GIVEN INSTRUCTION
Give back exactly the lines from the beginning of the listing below to the line holding "const x = d3.scaleLinear().domain([0, 80]).range([71, 549]);", both ends included; the pictures stay out.

SUPPLIED MATERIAL
◇ ◇ ◇ ◇

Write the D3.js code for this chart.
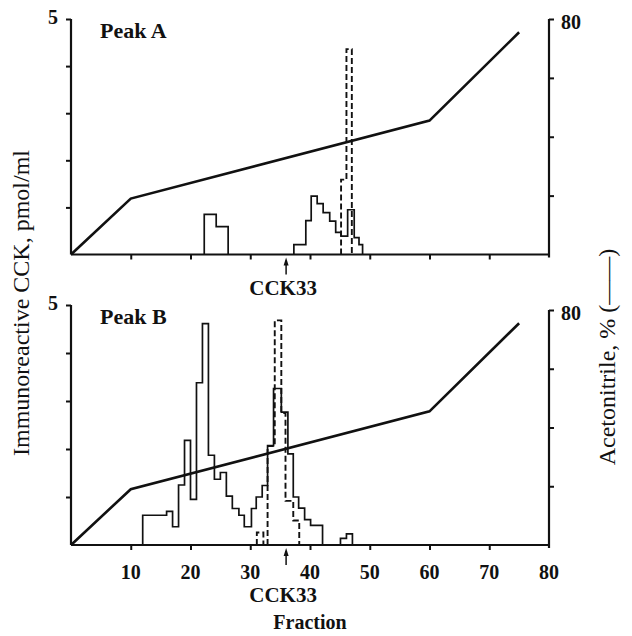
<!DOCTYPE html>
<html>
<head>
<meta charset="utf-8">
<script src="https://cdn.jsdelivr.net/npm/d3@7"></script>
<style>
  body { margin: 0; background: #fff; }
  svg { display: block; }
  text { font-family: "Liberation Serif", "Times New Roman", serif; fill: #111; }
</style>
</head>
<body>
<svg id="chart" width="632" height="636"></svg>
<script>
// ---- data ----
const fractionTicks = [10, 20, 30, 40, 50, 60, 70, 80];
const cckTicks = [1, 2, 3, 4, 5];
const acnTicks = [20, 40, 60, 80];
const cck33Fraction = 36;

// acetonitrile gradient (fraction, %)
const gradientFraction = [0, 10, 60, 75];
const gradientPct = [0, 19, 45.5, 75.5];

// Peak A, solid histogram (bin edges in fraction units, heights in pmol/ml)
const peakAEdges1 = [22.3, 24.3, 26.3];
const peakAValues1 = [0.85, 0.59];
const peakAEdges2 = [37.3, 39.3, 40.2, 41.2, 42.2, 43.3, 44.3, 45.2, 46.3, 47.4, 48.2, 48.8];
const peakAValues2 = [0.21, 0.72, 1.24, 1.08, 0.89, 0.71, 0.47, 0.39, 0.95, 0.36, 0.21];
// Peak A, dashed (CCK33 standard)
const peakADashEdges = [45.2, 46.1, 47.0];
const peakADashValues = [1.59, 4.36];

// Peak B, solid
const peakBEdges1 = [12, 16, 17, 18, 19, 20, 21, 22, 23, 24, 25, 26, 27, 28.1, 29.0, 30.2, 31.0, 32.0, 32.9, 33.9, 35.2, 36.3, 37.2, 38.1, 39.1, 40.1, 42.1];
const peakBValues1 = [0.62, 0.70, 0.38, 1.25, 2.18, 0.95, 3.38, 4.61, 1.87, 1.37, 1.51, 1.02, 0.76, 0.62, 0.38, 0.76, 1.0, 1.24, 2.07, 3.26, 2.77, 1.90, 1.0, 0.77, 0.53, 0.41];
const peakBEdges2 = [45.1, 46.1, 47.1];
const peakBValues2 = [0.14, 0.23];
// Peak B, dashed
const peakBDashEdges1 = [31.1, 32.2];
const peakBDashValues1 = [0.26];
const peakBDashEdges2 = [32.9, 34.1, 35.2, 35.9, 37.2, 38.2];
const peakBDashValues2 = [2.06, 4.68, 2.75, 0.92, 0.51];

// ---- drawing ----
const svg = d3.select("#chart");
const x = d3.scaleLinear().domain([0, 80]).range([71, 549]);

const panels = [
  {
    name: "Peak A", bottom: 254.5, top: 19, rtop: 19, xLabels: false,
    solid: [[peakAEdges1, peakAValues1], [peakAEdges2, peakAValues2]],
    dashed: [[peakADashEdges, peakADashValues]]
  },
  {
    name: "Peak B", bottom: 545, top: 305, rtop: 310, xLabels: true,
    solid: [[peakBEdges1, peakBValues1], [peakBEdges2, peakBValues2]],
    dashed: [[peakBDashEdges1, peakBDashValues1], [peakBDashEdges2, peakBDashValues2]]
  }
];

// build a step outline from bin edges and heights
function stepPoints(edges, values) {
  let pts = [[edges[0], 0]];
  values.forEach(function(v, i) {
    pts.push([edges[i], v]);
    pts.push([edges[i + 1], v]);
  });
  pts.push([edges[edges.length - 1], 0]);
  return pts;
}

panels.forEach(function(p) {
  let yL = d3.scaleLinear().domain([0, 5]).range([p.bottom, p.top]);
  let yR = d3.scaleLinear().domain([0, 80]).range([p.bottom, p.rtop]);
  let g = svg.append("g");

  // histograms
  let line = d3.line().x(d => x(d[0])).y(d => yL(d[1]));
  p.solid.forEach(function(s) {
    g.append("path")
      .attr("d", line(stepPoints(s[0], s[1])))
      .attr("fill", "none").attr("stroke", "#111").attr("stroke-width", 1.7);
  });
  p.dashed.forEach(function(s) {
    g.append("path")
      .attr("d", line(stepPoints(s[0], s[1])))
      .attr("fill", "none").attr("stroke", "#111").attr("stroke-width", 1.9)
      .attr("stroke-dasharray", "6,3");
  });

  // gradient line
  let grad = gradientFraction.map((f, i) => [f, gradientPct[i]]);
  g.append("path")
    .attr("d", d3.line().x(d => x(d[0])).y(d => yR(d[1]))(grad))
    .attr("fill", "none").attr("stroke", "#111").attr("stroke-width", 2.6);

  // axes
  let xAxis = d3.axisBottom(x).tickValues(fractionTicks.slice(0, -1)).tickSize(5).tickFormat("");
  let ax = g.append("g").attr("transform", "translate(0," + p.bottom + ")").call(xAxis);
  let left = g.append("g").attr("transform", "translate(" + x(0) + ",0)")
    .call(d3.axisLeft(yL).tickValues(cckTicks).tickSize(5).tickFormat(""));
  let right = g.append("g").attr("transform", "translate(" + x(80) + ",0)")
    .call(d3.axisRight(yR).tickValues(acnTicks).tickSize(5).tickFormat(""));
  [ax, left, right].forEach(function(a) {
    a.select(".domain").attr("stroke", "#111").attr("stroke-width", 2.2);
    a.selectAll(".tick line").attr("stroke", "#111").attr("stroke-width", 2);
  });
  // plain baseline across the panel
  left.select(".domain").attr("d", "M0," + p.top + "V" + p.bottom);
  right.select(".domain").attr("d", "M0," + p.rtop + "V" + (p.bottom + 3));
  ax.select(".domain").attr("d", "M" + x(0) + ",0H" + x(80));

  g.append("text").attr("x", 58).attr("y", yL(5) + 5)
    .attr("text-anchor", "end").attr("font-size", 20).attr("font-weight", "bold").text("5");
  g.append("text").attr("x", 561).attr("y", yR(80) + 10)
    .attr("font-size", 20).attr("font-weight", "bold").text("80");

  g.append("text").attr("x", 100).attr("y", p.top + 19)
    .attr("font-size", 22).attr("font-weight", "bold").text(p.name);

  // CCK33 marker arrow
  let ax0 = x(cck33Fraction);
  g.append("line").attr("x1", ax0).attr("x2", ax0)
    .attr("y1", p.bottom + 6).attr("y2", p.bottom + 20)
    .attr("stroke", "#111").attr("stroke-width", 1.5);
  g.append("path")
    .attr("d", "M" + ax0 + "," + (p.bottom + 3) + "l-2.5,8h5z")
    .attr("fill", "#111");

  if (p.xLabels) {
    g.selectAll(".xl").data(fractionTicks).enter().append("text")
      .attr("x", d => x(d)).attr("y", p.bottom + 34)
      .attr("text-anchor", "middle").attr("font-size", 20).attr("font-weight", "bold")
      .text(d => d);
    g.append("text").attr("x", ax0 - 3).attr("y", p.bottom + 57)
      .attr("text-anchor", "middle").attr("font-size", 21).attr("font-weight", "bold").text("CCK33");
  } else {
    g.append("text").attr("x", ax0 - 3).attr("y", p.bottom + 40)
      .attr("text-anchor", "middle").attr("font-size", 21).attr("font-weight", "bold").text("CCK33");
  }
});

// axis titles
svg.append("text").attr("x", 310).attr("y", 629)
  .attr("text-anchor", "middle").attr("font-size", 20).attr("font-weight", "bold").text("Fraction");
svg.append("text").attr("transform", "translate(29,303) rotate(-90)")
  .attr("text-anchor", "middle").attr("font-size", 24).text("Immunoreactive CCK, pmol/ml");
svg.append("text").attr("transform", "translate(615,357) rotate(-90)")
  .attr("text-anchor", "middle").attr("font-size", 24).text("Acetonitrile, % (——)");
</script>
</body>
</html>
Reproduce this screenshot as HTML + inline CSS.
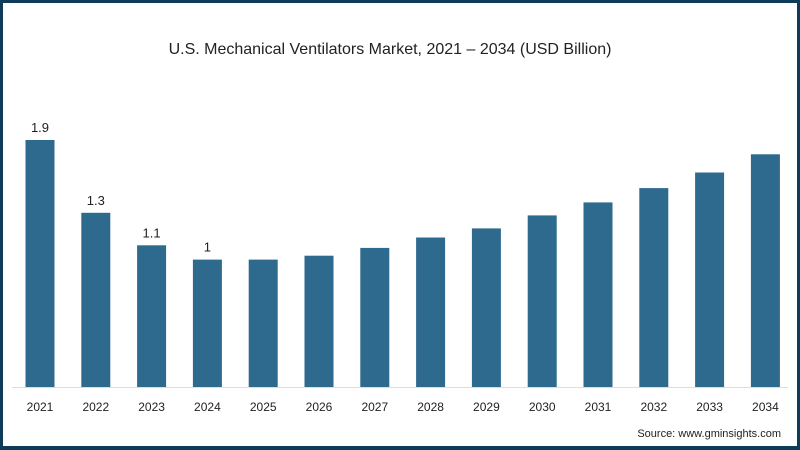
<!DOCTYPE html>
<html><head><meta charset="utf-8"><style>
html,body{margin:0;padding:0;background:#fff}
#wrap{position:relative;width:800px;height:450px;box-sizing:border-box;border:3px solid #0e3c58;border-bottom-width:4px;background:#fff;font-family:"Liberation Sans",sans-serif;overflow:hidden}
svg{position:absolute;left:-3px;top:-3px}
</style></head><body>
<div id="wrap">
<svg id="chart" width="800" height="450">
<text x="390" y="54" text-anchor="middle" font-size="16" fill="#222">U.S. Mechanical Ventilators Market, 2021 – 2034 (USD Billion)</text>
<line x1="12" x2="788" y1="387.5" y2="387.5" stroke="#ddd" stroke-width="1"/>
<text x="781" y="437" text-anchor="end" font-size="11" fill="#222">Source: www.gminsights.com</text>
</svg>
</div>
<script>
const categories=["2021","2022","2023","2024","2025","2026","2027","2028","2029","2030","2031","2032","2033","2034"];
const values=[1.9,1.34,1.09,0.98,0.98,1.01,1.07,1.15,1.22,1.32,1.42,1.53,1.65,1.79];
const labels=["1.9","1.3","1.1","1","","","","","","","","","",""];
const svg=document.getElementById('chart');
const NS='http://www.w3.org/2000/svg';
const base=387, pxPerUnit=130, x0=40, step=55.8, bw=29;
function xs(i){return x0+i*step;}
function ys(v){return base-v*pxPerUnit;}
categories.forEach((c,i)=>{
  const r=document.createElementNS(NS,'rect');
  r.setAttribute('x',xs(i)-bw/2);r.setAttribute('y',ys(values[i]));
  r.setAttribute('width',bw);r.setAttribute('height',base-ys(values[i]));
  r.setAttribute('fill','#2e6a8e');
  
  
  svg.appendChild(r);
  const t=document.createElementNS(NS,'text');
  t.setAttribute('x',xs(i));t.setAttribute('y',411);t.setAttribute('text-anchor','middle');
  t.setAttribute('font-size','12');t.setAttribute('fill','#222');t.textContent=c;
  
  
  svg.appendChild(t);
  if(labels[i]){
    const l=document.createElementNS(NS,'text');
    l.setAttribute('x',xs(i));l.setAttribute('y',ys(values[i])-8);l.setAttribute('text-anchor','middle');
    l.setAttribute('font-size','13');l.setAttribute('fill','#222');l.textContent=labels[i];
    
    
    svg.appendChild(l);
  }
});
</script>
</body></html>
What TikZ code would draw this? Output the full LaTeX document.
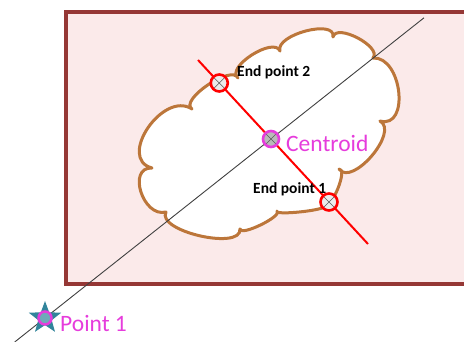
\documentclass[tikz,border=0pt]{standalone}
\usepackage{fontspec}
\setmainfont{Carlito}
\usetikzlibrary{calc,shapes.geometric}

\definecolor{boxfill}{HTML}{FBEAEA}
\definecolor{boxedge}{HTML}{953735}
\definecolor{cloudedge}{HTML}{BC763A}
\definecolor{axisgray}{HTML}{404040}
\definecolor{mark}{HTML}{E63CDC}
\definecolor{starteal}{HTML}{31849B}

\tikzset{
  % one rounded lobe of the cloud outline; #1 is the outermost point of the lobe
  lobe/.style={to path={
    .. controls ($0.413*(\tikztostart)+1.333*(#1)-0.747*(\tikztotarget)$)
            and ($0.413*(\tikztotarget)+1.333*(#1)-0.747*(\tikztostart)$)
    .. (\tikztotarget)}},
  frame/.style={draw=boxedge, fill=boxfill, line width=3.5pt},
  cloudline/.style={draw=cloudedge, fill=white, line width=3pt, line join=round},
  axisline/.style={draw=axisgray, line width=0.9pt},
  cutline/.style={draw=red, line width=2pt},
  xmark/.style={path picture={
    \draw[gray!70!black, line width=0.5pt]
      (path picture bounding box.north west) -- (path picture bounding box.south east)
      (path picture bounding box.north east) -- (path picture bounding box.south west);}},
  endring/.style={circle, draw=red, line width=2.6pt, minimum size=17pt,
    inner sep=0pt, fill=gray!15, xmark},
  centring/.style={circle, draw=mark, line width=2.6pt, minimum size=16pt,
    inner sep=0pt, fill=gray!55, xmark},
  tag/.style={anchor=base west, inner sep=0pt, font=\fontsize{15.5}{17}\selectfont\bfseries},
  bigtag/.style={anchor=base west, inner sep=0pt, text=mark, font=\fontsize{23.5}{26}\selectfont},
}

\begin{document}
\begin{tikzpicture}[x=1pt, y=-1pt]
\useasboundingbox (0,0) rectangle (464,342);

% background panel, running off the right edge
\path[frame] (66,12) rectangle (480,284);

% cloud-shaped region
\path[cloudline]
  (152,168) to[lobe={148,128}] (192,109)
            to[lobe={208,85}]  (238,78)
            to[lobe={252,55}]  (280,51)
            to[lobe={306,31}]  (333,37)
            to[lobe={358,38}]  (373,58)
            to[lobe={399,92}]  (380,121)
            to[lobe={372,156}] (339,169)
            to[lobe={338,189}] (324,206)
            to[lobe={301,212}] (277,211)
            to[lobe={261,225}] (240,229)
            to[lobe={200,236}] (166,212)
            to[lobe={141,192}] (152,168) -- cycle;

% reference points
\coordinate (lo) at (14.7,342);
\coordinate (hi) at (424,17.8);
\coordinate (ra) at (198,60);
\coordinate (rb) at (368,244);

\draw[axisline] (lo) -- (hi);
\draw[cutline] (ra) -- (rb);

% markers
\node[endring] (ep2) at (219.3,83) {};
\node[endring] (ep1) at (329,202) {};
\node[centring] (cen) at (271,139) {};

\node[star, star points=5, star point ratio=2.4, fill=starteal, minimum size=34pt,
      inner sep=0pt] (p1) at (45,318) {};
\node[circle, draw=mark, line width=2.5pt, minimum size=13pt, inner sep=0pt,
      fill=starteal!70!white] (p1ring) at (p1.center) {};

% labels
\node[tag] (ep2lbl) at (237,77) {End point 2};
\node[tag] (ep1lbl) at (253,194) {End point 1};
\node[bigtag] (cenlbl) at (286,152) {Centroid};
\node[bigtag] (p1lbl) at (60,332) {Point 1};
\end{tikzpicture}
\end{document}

◇ ◇ ◇ ◇

THE OUTPUT
Write the D3.js code for this chart.
<!DOCTYPE html>
<html>
<head>
<meta charset="utf-8">
<script src="https://cdn.jsdelivr.net/npm/d3@7"></script>
<style>
  body { margin: 0; background: #fff; }
  svg { display: block; }
  text { font-family: "Liberation Serif", "Times New Roman", serif; fill: #111; }
</style>
</head>
<body>
<svg id="chart" width="632" height="636"></svg>
<script>
// ---- data ----
const fractionTicks = [10, 20, 30, 40, 50, 60, 70, 80];
const cckTicks = [1, 2, 3, 4, 5];
const acnTicks = [20, 40, 60, 80];
const cck33Fraction = 36;

// acetonitrile gradient (fraction, %)
const gradientFraction = [0, 10, 60, 75];
const gradientPct = [0, 19, 45.5, 75.5];

// Peak A, solid histogram (bin edges in fraction units, heights in pmol/ml)
const peakAEdges1 = [22.3, 24.3, 26.3];
const peakAValues1 = [0.85, 0.59];
const peakAEdges2 = [37.3, 39.3, 40.2, 41.2, 42.2, 43.3, 44.3, 45.2, 46.3, 47.4, 48.2, 48.8];
const peakAValues2 = [0.21, 0.72, 1.24, 1.08, 0.89, 0.71, 0.47, 0.39, 0.95, 0.36, 0.21];
// Peak A, dashed (CCK33 standard)
const peakADashEdges = [45.2, 46.1, 47.0];
const peakADashValues = [1.59, 4.36];

// Peak B, solid
const peakBEdges1 = [12, 16, 17, 18, 19, 20, 21, 22, 23, 24, 25, 26, 27, 28.1, 29.0, 30.2, 31.0, 32.0, 32.9, 33.9, 35.2, 36.3, 37.2, 38.1, 39.1, 40.1, 42.1];
const peakBValues1 = [0.62, 0.70, 0.38, 1.25, 2.18, 0.95, 3.38, 4.61, 1.87, 1.37, 1.51, 1.02, 0.76, 0.62, 0.38, 0.76, 1.0, 1.24, 2.07, 3.26, 2.77, 1.90, 1.0, 0.77, 0.53, 0.41];
const peakBEdges2 = [45.1, 46.1, 47.1];
const peakBValues2 = [0.14, 0.23];
// Peak B, dashed
const peakBDashEdges1 = [31.1, 32.2];
const peakBDashValues1 = [0.26];
const peakBDashEdges2 = [32.9, 34.1, 35.2, 35.9, 37.2, 38.2];
const peakBDashValues2 = [2.06, 4.68, 2.75, 0.92, 0.51];

// ---- drawing ----
const svg = d3.select("#chart");
const x = d3.scaleLinear().domain([0, 80]).range([71, 549]);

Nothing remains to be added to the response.